CO oxidation on the phosphotungstic acid supported Rh single–atom catalysts via Rh–assisted Mans–van Krevelen mechanism

Abstract

Recently, there are contradictory picture of the surface processes for polyoxometalates (POMs) supported single–atom catalysts (SACs) in CO oxidation, both Langmuir–Hinshelwood (LH) and Mars–van Krevelen (MvK) mechanisms have been proposed based on experimental and theoretical studies. We here present results of density functional theoretical (DFT) calculations on the neutral phosphotungstic acid (PTA) supported Rh SAC (Rh1/PTA), aiming at the identification of an Rh–assisted MvK mechanism.
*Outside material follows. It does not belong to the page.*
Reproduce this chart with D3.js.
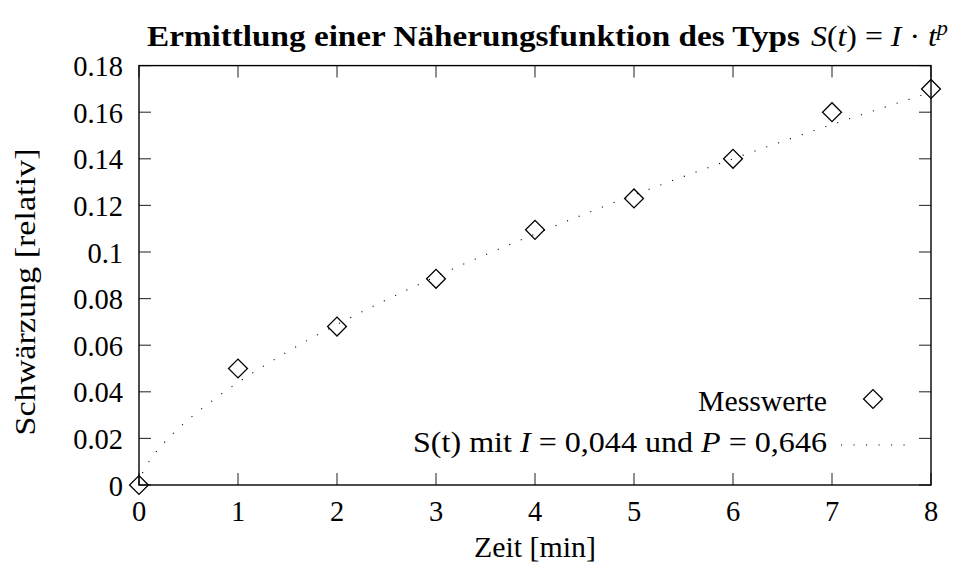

The main finding of our DFT calculations are: (1) two CO molecules adsorb simultaneously at the Rh site with considerable adsorption energy, which inhibits the adsorptions of O2; (2) anchoring of single Rh atom on the PTA surface weakens W–Ob/Oc bonds and leads to the charge rearrangement of the surface oxygen species; (3) the anchored Rh atom serves as an electron reservoir along the favorable pathway, as supported by the Rh atom acts as electron acceptor in formation of oxygen vacancy and electron donor in the replenishing step; (4) the difference between Ob and Oc atoms of PTA surface is remarkable, the calculated barrier for vacancy formation by reaction with adsorbed CO and Ob atom is lower than that of Oc atom (25 kcal mol–1 vs 40 kcal mol–1, however, previous experimental and theoretical studies neglect this remarkable difference of the Ob and Oc atoms in CO oxidation, which were treated indiscriminately.); (5) although the O2 molecule was activated by the charge transfer from the anchoring Rh atom to π* antibonding orbital of O2, a strong bonding interaction of Rh–O2 leads to a high barrier of 41 kcal mol–1. Therefore, the dissociation of the adsorbed O2 molecule is the rate–determining step for the whole catalytic cycle. Consequences of these findings for the Rh–assisted MvK mechanism on the Rh1/PTA SAC, can be viewed as a model system for POM–supported SACs.